Adventures in Canning

My sister and her husband showed up at my house with a bunch of Stanley prune-plums.


We spent the evening poking holes in the plums, making the lightest possible syrup and then putting everything into jars and processing them.


We ended up with fourteen quarts! It's so much fun to listen to the jars seal as they cool - they make little musical tings. The happy sound of success!


I was, therefore, inspired to continue with the canning adventures! While my sister and brother-in-law were off visiting folks in Ohio, I took a table full of red haven peaches...


...and turned them into ten quarts of peach halves. I tossed them in a little lime juice along the way, which gives them a fresh peachy flavor with just a hint of lime tang (one jar failed to seal, so I got to taste the final product). I also put up a batch of pint jars and a couple batches of peach jam.

It will be such a delightful treat to have a taste of summer while snowstorms blow around us!


2 comments:

Cock o' the Trail said...

I was surprised and delighted to note this blog citation, while I was looking for something else. At 92 years I no longer can anything, but I was brought up on canned Stanley plums, you might say, and have most recently canned some myself about ten years ago. A further note is my recent purchase of (only) a quart at a nearby roadside stand (Amish) and cooking the pitted halves to provide what is almost an annual 'fix'. Had the luscious juice over ice cream. My first married home was only two miles from Stanley, NY, and that little elementary school was the first for my two oldest children.
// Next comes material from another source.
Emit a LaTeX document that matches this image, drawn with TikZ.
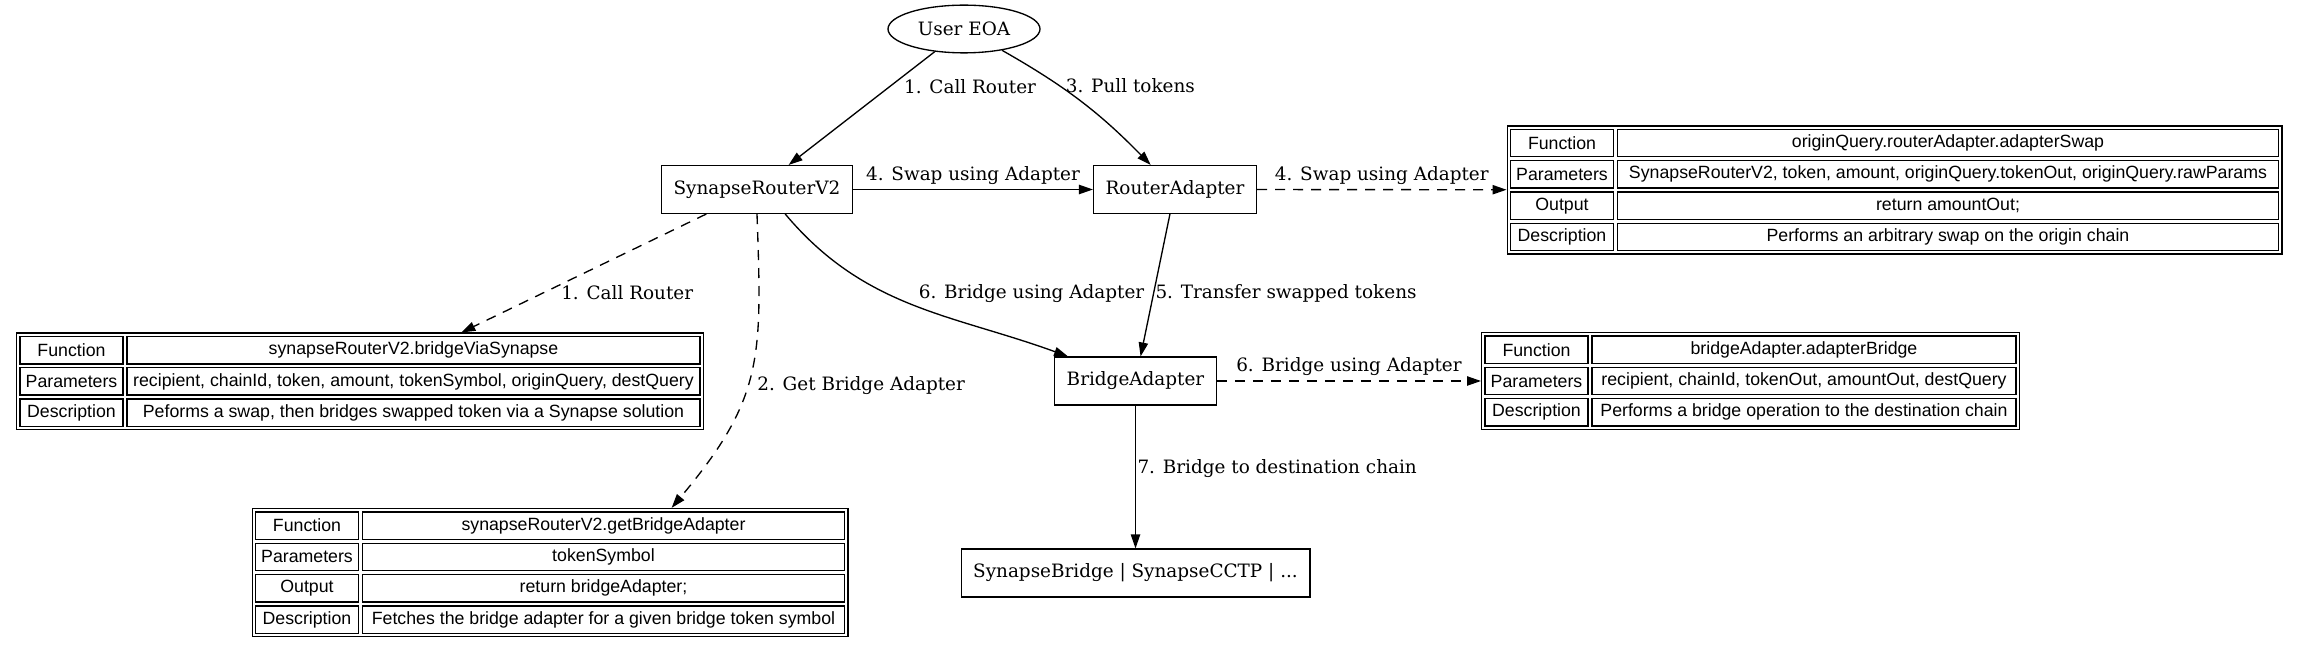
\documentclass[tikz,border=0pt]{standalone}
\usepackage{fontspec}
\setmainfont{DejaVu Serif}
\newfontfamily\tabfont{Liberation Sans}
\usetikzlibrary{arrows.meta}
\usetikzlibrary{matrix,shapes.geometric}

\begin{document}
\begin{tikzpicture}[x=0.75pt, y=-0.75pt,
  every node/.style={font=\fontsize{13.8}{16}\selectfont},
  contract/.style={draw, line width=1pt, minimum height=35.8pt, inner xsep=9pt},
  account/.style={draw, ellipse, line width=1pt, minimum width=114pt, minimum height=35.8pt, inner sep=0pt},
  calltab/.style={matrix of nodes, draw, line width=1pt, inner sep=2pt, column sep=2pt, row sep=2pt,
    nodes={draw, line width=1pt, anchor=center, minimum height=20.5pt, inner xsep=1pt, inner ysep=0pt,
      font=\tabfont\fontsize{13.3}{15}\selectfont},
    column 1/.style={nodes={minimum width=77.25pt}}},
  call/.style={line width=1pt, ->, >={Triangle[length=10.5pt, width=7pt]}},
  lookup/.style={call, dash pattern=on 7.5pt off 6pt},
  lbl/.style={inner sep=1pt}]
\useasboundingbox (0,0) rectangle (2299,648);

% contracts
\node[account] (eoa) at (964,29) {User EOA};
\node[contract] (router) at (757,189.5) {SynapseRouterV2};
\node[contract] (radapter) at (1175,189.5) {RouterAdapter};
\node[contract] (badapter) at (1135.5,381) {BridgeAdapter};
\node[contract] (bridges) at (1135.5,573) {SynapseBridge | SynapseCCTP | ...};

% function tables
\matrix (tabSwap) [calltab, column 2/.style={nodes={minimum width=495.75pt}}] at (1894.5,190) {
  Function & originQuery.routerAdapter.adapterSwap \\
  Parameters & SynapseRouterV2, token, amount, originQuery.tokenOut, originQuery.rawParams \\
  Output & {return amountOut;} \\
  Description & Performs an arbitrary swap on the origin chain \\
};
\matrix (tabVia) [calltab, column 2/.style={nodes={minimum width=429.75pt}}] at (360,381.5) {
  Function & synapseRouterV2.bridgeViaSynapse \\
  Parameters & recipient, chainId, token, amount, tokenSymbol, originQuery, destQuery \\
  Description & Peforms a swap, then bridges swapped token via a Synapse solution \\
};
\matrix (tabGet) [calltab, column 2/.style={nodes={minimum width=361.5pt}}] at (550,572.5) {
  Function & synapseRouterV2.getBridgeAdapter \\
  Parameters & tokenSymbol \\
  Output & {return bridgeAdapter;} \\
  Description & Fetches the bridge adapter for a given bridge token symbol \\
};
\matrix (tabBridge) [calltab, column 2/.style={nodes={minimum width=318pt}}] at (1750.5,381) {
  Function & bridgeAdapter.adapterBridge \\
  Parameters & recipient, chainId, tokenOut, amountOut, destQuery \\
  Description & Performs a bridge operation to the destination chain \\
};

% calls
\draw[call] (eoa) -- node[lbl, pos=.31, anchor=west, xshift=9.5pt] {1. Call Router} (router);
\draw[call] (eoa) to[bend left=8] node[lbl, pos=.34, anchor=west, xshift=4pt] {3. Pull tokens} (radapter);
\draw[call] (router) -- node[lbl, above=2.5pt] {4. Swap using Adapter} (radapter);
\draw[lookup] (radapter) -- node[lbl, above=2.5pt] {4. Swap using Adapter} (tabSwap);
\draw[lookup] (router) -- node[lbl, pos=.66, anchor=west, xshift=11pt] {1. Call Router} (tabVia);
\draw[lookup] (router.south) to[out=-88, in=50, looseness=1.2] node[lbl, pos=.55, anchor=west, xshift=6pt] {2. Get Bridge Adapter} (tabGet.28);
\draw[call] (router.-41.5) to[out=-50, in=160] node[lbl, pos=.5, anchor=south west, xshift=3pt] {6. Bridge using Adapter} (badapter.160);
\draw[call] (radapter) -- node[lbl, pos=.56, anchor=west] {5. Transfer swapped tokens} (badapter);
\draw[lookup] (badapter) -- node[lbl, above=2.5pt] {6. Bridge using Adapter} (tabBridge);
\draw[call] (badapter) -- node[lbl, pos=.44, anchor=west] {7. Bridge to destination chain} (bridges);
\end{tikzpicture}
\end{document}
I spent my whole working life, except for sabbaticals, at Cornell University's NYS Agr. Expt. Station in Geneva, NY, where the variety was developed and named. It was Cornell's custom to name new ones after nearby communities. Well, that's a long story, but I do like canned plums (or prunes). Note that we always canned them as halves - and of course in light syrup.

Webfoot said...

Thank you for your wonderful comment! I hope I can still be canning when I'm 82 - you're an inspiration. I also enjoyed learning a little more about the origin of the Stanley prune-plum and the Cornell naming conventions. We can them whole, but the pits are easy to extract from the fruit, when the cans are opened. I love to eat them on yogurt - I haven't tried ice cream, but that would be delicious, too. I remember that our grade school used to serve the Stanley plums at lunchtime, so I've been enjoying them for quite a while, too!